Sebelumnya, Plt Juru Bicara KPK Ali Fikri memastikan pihaknya bakalan menindaklanjuti keterangan Bowo dalam persidangan.
Ali menyatakan bahwa berdasarkan fakta persidangan, jaksa penuntut umum (JPU) menilai keterangan Bowo berdiri sendiri tanpa didukung alat bukti lain, sehingga berlaku asas satu saksi bukanlah saksi.
Namun, ditegaskan Ali, jika nantinya ditemukan bukti dan fakta yang menguatkan keterangan Bowo soal aliran uang suap dari sumber lain, salah satunya M Nasir, maka KPK tak segan akan menindaklanjuti.
"Jika nantinya ditemukan bukti-bukti dan fakta yang memperkuat keterangan Bowo SP tersebut, tentu KPK akan menindaklanjutinya," kata Ali saat dikonfirmasi, Jumat (10/7/2020).
Diketahui, saat menjalani persidangan di Pengadilan Tipikor Jakarta, Bowo mengaku menerima 250 ribu dolar Singapura atau bila dirupiahkan saat kurs saat itu sebesar Rp2,5 miliar dari M Nasir yang juga duduk sebagai anggota DPR saat itu, terkait dengan Dana Alokasi Khusus (DAK) Kabupaten Meranti.
Bowo mengaku bahwa penerimaan uang itu saat mengemban tugas sebagai anggota Badan Anggaran. Menurut Bowo, M Nasir datang menemuinya bersama dengan seseorang bernama Jesica.

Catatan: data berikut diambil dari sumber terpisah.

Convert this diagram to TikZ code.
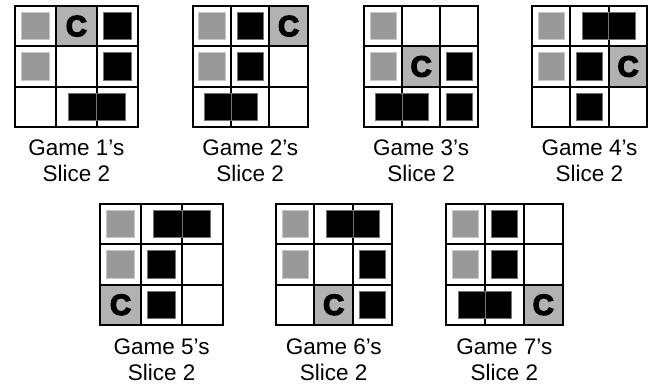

"Dia minta tolong bagaimana kalau dia dibantu Kabupaten Meranti untuk dapat alokasi DAK," kata Bowo kepada jaksa KPK di Pengadian Tipikor Jakarta Pusat, Rabu (23/10/2019).

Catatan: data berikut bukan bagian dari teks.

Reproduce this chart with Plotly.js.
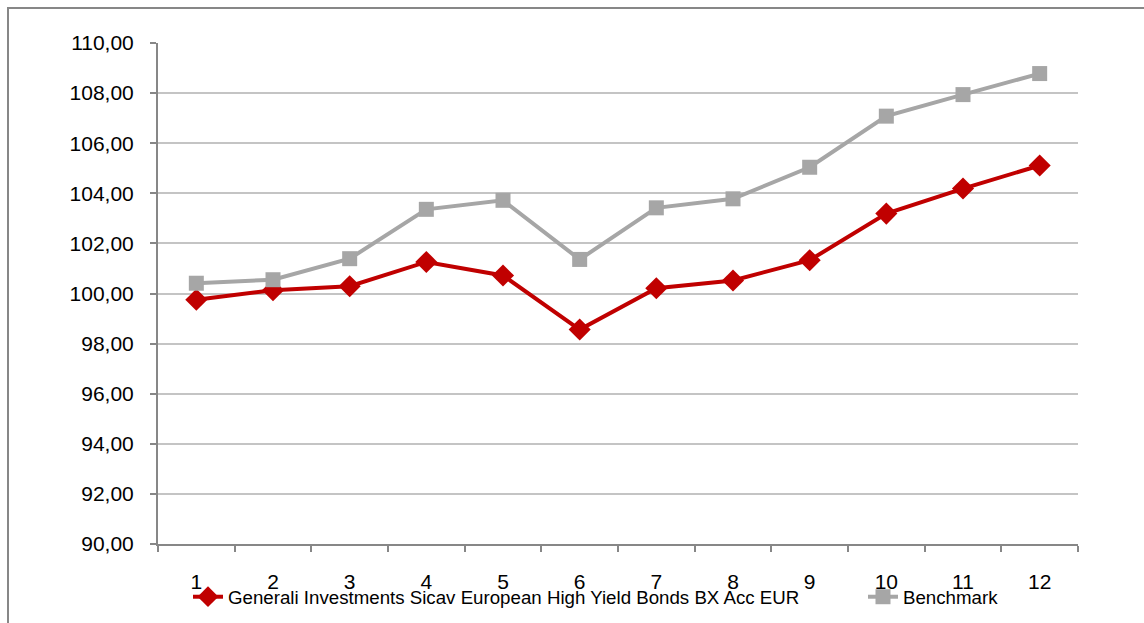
<!DOCTYPE html>
<html>
<head>
<meta charset="utf-8">
<script src="https://cdn.plot.ly/plotly-3.0.1.min.js"></script>
<style>
  html, body { margin: 0; padding: 0; background: #ffffff; overflow: hidden; }
  #frame { position: absolute; left: 7px; top: 7px; width: 1300px; height: 800px;
           border-left: 2px solid #878787; border-top: 2px solid #878787; }
  #chart { position: absolute; left: 0; top: 0; width: 1144px; height: 623px; }
</style>
</head>
<body>
<div id="frame"></div>
<div id="chart"></div>
<script>
const categories = ["1","2","3","4","5","6","7","8","9","10","11","12"];
const fundName = "Generali Investments Sicav European High Yield Bonds BX Acc EUR";
const fundValues = [99.75, 100.13, 100.29, 101.26, 100.72, 98.56, 100.21, 100.52, 101.33, 103.19, 104.19, 105.11];
const benchName = "Benchmark";
const benchValues = [100.41, 100.55, 101.39, 103.36, 103.72, 101.36, 103.42, 103.78, 105.04, 107.08, 107.94, 108.78];
const yTicks = [90, 92, 94, 96, 98, 100, 102, 104, 106, 108, 110];

const traces = [
  {
    x: categories, y: fundValues, name: fundName, type: "scatter", mode: "lines+markers",
    line: { color: "#C00000", width: 4 },
    marker: { symbol: "diamond", size: 17, color: "#C00000" },
    legendwidth: 630
  },
  {
    x: categories, y: benchValues, name: benchName, type: "scatter", mode: "lines+markers",
    line: { color: "#A6A6A6", width: 4 },
    marker: { symbol: "square", size: 15, color: "#A6A6A6" },
    legendwidth: 110
  }
];

const layout = {
  width: 1144, height: 623,
  margin: { l: 158, r: 66, t: 43, b: 79, autoexpand: false },
  paper_bgcolor: "rgba(0,0,0,0)",
  plot_bgcolor: "rgba(0,0,0,0)",
  separators: ", ",
  font: { family: "Liberation Sans, Arial, sans-serif", size: 21, color: "#000000" },
  showlegend: true,
  legend: {
    orientation: "h", x: 0.0326, y: -0.068, xanchor: "left", yanchor: "top",
    font: { family: "Liberation Sans, Arial, sans-serif", size: 18.7, color: "#000000" },
    bgcolor: "rgba(0,0,0,0)"
  },
  xaxis: {
    type: "category", categoryorder: "array", categoryarray: categories,
    range: [-0.5, 11.5],
    tickson: "boundaries", ticks: "outside", ticklen: 6, tickwidth: 2, tickcolor: "#878787",
    showline: true, linecolor: "#878787", linewidth: 2,
    showgrid: false, zeroline: false,
    ticklabelstandoff: 18,
    tickfont: { size: 21, color: "#000000" }
  },
  yaxis: {
    range: [90, 110], tickvals: yTicks, tickformat: ".2f",
    ticks: "outside", ticklen: 6, tickwidth: 2, tickcolor: "#878787",
    showline: true, linecolor: "#878787", linewidth: 2,
    showgrid: true, gridcolor: "#C4C4C4", gridwidth: 2,
    zeroline: false,
    ticklabelstandoff: 12,
    tickfont: { size: 21, color: "#000000" }
  }
};

Plotly.newPlot("chart", traces, layout, { displayModeBar: false, staticPlot: true });
</script>
</body>
</html>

Lantas, Bowo pun menyarankan agar bertemu dengan Eka Satra yang juga anggota DPR Fraksi Golkar saat itu. Menurut penuturan Bowo, Eka mengurus anggaran tersebut.
"Eka yang ngurus itu sampai bisa dana tersebut cair. Nah, setelah [Kabupaten] Meranti dapat alokasi itu, Jesica bersama Nasir datang ke ruangan saya memberikan uang Singapura yang kalau dirupiahkan kurang lebih Rp2,5 miliar," ucap Bowo.
M Nasir sendiri sudah pernah diperiksa KPK menggali informasi terkait aliran dana gratifikasi ke Bowo Sidik Pangarso.
"KPK dalami lebih lanjut pengetahuan saksi terkait dengan dugaan aliran dana pada tersangka BSP ini," ujar mantan Juru Bicara KPK Febri Diansyah, Senin (1/7/2019).
Febri kala itu menyampaikan, Nasir diperiksa oleh penyidik KPK terkait dua perkara, yakni soal dugaan suap dan dugaan penerimaan gratifikasi.
Petugas KPK sebelumnya menggeledah ruang kerja Nasir di Gedung Nusantara I, Kompleks Parlemen, Senayan, Jakarta pada 4 Mei 2019.
Pengadilan Tipikor Jakarta pada 4 Desember 2019 telah menjatuhi vonis 5 tahun penjara ditambah denda Rp250 juta subsider 4 bulan kurungan terhadap Bowo karena terbukti menerima suap dan gratifikasi.
Selain itu, Majelis Hakim juga menjatuhkan pidana tambahan berupa pencabutan hak politik untuk Bowo selama 4 tahun terhitung sejak terdakwa selesai menjalani masa pidana.
Vonis itu berdasarkan dakwaan pertama pasal 12 huruf a UU No 31 tahun 1999 sebagaimana diubah UU No 20 tahun 2001 tentang Pemberantasan Tindak Pidana Korupsi jo pasal 55 ayat 1 ke-1 jo Pasal 64 ayat (1) KUHP dan dakwaan kedua pasal 12 B UU No 31 tahun 1999 sebagaimana diubah dengan UU No 20 tahun 2001 tentang Pemberantasan Tindak Pidana Korupsi jo pasal 55 ayat 1 ke-1 KUHP jo pasal 65 ayat 1 KUHP.
Vonis tersebut lebih rendah dari tuntutan JPU KPK yang menuntut Bowo 7 tahun penjara ditambah denda Rp300 juta subsider 6 bulan kurungan.